Vasco Grilo🔸 @ 2025-11-26T19:06 (+2)

Thanks, Neil. Relatedly, Mal Graham said the Arthropoda Foundation would be interested in funding research on soil animals if they had sufficient funding.

That said, our [of Bob Fischer and Mal Graham, who "make most of the strategic and granting decisions"] confidence in our own position is not high. So, we’d be willing to fund things to challenge our own views: If we had sufficient funding from folks interested in the question, Arthropoda would fund a grant round specifically on soil invertebrate sentience and relevant natural history studies (especially in ways that attempt to capture the likely enormous range of differences between species in this group).

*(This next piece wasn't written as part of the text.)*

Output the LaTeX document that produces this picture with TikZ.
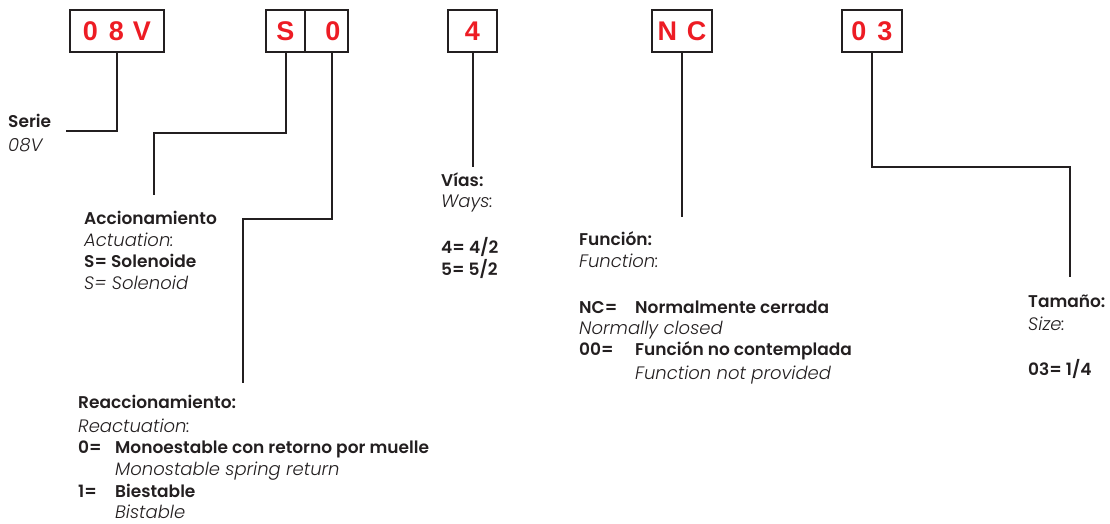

Fai @ 2025-11-23T17:34 (+4)

Thank you for the post! 

Protect numerous and neglected species from intensive confinement systems as new forms of animal agriculture emerge

I wonder if you consider the potential rise of meat consumption in Africa due to the projected wealth increase in many African countries to be one of the greatest new factory farming crisis? And if yes, do you consider that to be one of the greatest priority areas? 

Neil_Dullaghan🔹 @ 2025-11-25T19:24 (+4)

Thanks for the question Fai!
Various projections of rising meat consumption and with it farming more animals in more intensive conditions seems one of the ways animal suffering gets much larger in future decades and exeracerbates the moral atrocity already happening. 

This is why we are intentionally spending more of our effort looking for opportunities in Africa to prevent and roll back intensive farming methods liked caged hen farming and other forms of new animal farming that could be more scalable in Africa than Europe or the USA due to lower costs and more room to grow.
However, we don’t expect AWF will deliver most impact by focusing on reducing meat consumption in Africa specifically. There are other sources of funding specifically focused on that work and other promising opportunities that others won’t support that we think AWF should prioritize. Furthermore, we haven’t identified tractable, cost-effective opportunities to reduce the growth of factory farming in general, and that’s why we focus on particular practices and efforts that affect welfare of animals trapped in the system.


 


 

Fai @ 2025-11-26T04:06 (+3)

Thanks for sharing! I have a follow up question:

This is why we are intentionally spending more of our effort looking for opportunities in Africa to prevent and roll back intensive farming methods liked caged hen farming

Is the rise of caged broiler systems also under your radar? That includes its rise in China (where this system started), Asia, and Africa.

Neil_Dullaghan🔹 @ 2025-11-26T11:52 (+4)

Yes it's on our radar, partly thanks to you!

Part of AWF's resources will be allocated to uncovering new areas (new in terms of currently not receiving a lot of attention and resources from the movement) where opportunities might offer the same or larger counterfactual impact as existing areas. Caged broiler farming is an idea that will be considered as part of our process for shortlisting "new areas" to explore and actively support, in collaboration with the animal advocacy community. If anyone wants to work on this issue, we're very happy to learn more from them. 

Joey Bream🔸 @ 2025-11-27T13:51 (+1)

Very clearly laid out, well done both!